- [Dataset content]:
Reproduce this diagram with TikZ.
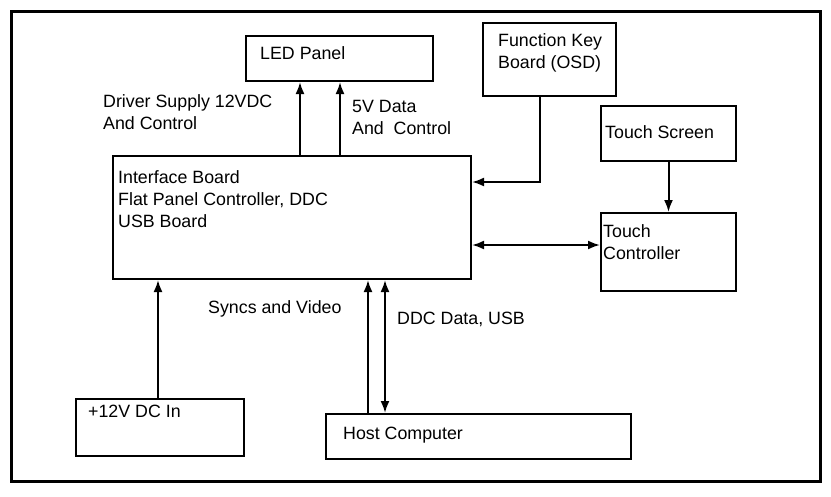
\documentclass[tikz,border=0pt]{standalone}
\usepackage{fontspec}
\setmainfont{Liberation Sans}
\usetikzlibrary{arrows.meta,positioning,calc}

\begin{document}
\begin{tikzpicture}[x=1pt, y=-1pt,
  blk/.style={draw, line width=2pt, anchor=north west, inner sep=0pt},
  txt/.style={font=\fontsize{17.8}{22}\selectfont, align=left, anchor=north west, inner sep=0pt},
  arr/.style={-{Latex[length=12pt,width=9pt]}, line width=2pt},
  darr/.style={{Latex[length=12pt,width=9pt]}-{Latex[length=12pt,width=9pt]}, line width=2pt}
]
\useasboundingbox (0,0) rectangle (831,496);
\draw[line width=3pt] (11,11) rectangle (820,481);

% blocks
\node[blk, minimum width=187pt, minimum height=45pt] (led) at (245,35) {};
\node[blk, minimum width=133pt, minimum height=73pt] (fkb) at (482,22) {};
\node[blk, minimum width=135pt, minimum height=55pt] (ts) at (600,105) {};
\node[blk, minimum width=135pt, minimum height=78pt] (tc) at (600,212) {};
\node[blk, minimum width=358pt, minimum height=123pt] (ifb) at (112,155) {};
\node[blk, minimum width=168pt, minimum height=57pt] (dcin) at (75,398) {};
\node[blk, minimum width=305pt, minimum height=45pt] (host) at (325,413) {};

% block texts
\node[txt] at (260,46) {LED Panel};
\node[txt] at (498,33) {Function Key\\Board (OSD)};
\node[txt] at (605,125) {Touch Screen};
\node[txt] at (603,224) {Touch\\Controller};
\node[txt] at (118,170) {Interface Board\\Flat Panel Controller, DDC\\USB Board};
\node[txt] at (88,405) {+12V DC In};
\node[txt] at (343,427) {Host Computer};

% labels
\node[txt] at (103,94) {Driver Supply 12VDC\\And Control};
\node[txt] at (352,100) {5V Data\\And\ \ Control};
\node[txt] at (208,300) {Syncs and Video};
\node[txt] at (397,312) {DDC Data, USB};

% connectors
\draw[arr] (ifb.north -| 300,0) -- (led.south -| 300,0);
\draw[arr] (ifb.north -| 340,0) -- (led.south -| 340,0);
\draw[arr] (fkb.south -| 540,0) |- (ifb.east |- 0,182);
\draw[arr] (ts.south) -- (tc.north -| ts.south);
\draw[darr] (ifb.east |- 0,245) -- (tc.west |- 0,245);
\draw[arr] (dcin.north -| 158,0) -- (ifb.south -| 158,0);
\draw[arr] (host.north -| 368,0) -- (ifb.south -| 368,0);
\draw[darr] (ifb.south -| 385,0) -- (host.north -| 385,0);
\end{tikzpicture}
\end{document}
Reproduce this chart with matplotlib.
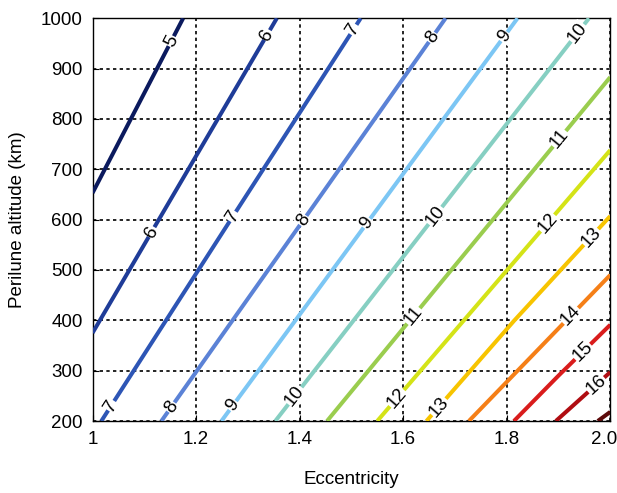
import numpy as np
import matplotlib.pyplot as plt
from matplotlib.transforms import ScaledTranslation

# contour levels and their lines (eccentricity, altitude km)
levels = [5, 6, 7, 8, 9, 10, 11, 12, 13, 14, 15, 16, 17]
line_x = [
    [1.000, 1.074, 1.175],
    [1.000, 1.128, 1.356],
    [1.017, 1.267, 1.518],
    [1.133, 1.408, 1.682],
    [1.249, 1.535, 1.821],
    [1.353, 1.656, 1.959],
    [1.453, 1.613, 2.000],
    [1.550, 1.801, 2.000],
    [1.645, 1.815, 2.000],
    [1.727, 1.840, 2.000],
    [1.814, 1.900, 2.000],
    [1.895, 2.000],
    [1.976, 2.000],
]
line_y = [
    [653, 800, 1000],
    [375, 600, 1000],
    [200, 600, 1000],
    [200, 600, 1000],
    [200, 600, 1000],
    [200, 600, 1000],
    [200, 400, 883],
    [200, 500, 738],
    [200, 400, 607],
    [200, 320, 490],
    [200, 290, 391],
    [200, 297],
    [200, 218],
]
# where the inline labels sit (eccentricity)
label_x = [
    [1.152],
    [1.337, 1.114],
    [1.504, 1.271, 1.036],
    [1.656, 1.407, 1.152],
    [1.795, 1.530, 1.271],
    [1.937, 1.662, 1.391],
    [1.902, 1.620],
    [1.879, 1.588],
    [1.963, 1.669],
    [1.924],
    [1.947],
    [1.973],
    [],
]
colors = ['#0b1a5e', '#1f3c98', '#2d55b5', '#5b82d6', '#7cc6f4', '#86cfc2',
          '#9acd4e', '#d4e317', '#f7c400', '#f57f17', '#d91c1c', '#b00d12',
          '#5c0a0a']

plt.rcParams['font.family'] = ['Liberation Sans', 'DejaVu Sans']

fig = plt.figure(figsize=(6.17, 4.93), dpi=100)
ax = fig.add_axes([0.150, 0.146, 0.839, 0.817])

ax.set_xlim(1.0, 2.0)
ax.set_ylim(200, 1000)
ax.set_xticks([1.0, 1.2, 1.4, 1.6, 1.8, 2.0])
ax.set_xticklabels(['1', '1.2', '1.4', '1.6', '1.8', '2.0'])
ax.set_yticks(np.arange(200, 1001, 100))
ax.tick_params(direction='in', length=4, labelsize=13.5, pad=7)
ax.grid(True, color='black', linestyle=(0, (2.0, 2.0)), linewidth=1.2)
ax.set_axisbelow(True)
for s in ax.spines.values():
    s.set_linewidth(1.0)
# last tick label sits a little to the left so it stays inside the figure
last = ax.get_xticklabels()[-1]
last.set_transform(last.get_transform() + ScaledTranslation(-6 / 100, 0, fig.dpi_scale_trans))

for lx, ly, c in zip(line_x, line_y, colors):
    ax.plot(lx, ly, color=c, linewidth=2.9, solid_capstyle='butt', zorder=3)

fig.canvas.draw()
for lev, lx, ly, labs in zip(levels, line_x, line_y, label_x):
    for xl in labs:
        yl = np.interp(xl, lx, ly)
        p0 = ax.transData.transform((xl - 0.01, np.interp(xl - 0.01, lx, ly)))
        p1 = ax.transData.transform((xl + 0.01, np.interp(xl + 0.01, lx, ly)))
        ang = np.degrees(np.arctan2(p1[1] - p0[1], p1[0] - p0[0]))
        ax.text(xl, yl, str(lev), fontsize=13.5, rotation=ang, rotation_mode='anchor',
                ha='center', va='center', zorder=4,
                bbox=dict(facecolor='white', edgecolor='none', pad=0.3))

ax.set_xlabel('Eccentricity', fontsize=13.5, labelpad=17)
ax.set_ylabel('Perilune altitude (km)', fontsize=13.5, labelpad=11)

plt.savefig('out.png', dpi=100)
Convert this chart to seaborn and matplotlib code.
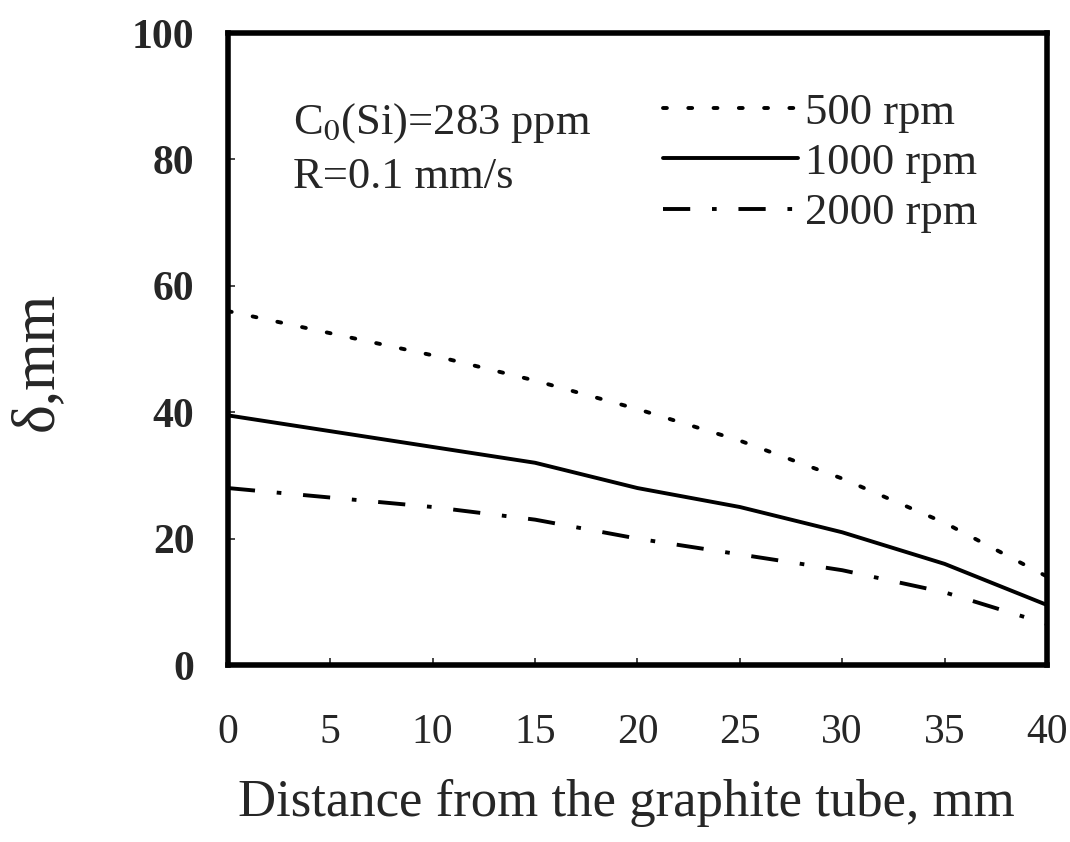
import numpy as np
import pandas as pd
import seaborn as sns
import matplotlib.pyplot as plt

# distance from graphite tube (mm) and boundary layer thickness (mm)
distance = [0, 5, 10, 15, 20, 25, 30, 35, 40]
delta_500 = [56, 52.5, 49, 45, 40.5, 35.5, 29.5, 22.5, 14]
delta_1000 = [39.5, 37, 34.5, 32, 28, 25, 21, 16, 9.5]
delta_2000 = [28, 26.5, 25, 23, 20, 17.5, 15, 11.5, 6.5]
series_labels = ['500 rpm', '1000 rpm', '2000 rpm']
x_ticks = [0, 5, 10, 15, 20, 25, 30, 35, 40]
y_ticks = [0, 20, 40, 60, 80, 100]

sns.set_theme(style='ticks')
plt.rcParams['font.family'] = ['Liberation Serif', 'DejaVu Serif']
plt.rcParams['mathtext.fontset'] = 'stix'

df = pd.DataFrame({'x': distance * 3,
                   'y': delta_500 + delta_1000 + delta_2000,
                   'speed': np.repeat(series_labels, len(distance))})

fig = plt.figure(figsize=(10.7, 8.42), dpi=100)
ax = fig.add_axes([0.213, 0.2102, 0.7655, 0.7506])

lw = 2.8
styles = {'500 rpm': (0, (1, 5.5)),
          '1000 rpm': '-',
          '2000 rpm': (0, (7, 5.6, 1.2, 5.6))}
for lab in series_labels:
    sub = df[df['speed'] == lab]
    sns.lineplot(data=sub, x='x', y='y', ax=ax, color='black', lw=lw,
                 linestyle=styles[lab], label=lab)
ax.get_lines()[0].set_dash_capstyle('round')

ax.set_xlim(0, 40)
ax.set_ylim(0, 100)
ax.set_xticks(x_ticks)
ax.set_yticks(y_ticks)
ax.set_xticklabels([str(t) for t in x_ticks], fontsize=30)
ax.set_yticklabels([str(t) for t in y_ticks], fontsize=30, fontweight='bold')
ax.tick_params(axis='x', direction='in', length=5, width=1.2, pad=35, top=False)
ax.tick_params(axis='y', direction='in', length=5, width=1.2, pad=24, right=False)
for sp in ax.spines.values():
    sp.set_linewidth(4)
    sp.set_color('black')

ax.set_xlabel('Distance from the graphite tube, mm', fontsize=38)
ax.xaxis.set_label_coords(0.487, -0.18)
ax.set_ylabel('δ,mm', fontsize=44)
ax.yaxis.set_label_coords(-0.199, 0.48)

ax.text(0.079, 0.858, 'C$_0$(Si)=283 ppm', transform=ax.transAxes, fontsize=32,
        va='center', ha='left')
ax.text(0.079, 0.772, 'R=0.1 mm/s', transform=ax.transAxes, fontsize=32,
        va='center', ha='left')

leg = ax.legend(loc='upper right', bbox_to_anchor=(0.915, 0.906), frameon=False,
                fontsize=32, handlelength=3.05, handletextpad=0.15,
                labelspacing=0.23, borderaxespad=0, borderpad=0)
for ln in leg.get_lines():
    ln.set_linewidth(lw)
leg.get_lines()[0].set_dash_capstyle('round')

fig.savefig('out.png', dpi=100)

- [What to work on]:
Exactly as they appear, write out the lines from the one containing "Reproduce this chart with matplotlib." down to the one containing "from matplotlib.transforms import", both included. Pictures are left out.

- [Complete response]:
Reproduce this chart with matplotlib.
import numpy as np
import matplotlib.pyplot as plt
from matplotlib.transforms import ScaledTranslation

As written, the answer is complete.